No one was more surprised than Davis, who looked at left fielder Lourdes Gurriel Jr. in disbelief for a split second before letting loose a howl of victory as his fellow outfielder threw up his arms in celebration and Thornton waved an enthusiastic fist pump in Davis’ direction.
“That was one of the most unbelievable plays I’ve ever seen,” Thornton said. “To see him just flying through centre field, dive like Superman and catch that ball ... that was the most spectacular play I’ve ever seen, especially when I’ve been pitching.”
Davis covered 105 feet in 5.3 seconds to make the inning-ending snag, which had just a 35 percent catch probability per Statcast. He reached a speed of 28.3 feet/second, topping the Major League average of 27.5.
It also bears mentioning that instead of the Blue Jays turning their focus to Thursday’s much-needed day of rest, they came out firing against Rays starter Blake Snell. Toronto began its attack with Eric Sogard, who led off the game with a single. Next came Gurriel, who parked a two-run homer into the left-field seats, and Justin Smoak and Rowdy Tellez, who each connected for singles.

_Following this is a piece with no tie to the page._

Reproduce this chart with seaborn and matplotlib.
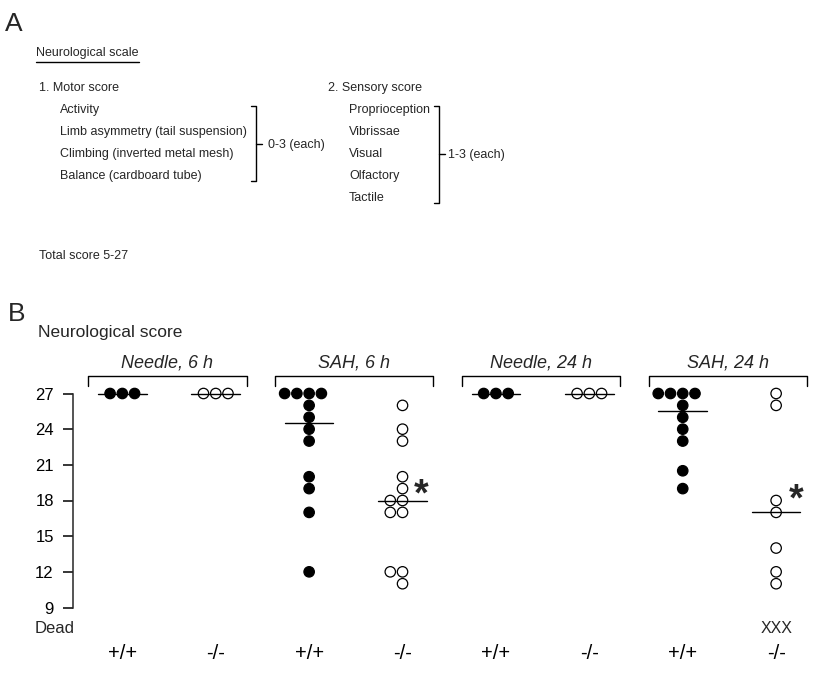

The offensive streak was a small one, but it was a lot more than most get against Snell, who entered the game with one run or fewer allowed in six starts this season. The early can-do attitude made it possible for Toronto to stick around late, forcing extra innings with a slew of solid appearances from the bullpen.
Daniel Hudson, Joe Biagini and Derek Law followed Thornton, combining for 4 1/3 scoreless frames and handing the ball to Justin Shafer for the 10th. Shafer wiggled out of a jam to escape the inning unscathed, then secured one out in the 11th before Willy Adames singled to deep center field to plate the game winner.
“The pitching gave us a chance,” Toronto manager Charlie Montoyo said. “We were in the game. We came back. We’re going to turn this team around. I’m proud of my pitching that gave us a chance and that we tied the game and made it into extra innings.
“Shafer did a good job; he gave us a chance. It was a well-played game. Of course, we had our chances, but we didn’t do it.”
While it ultimately wasn’t enough to end its brutal stretch on a high note, Toronto can at least rest assured it left everything on the field at the end of the journey.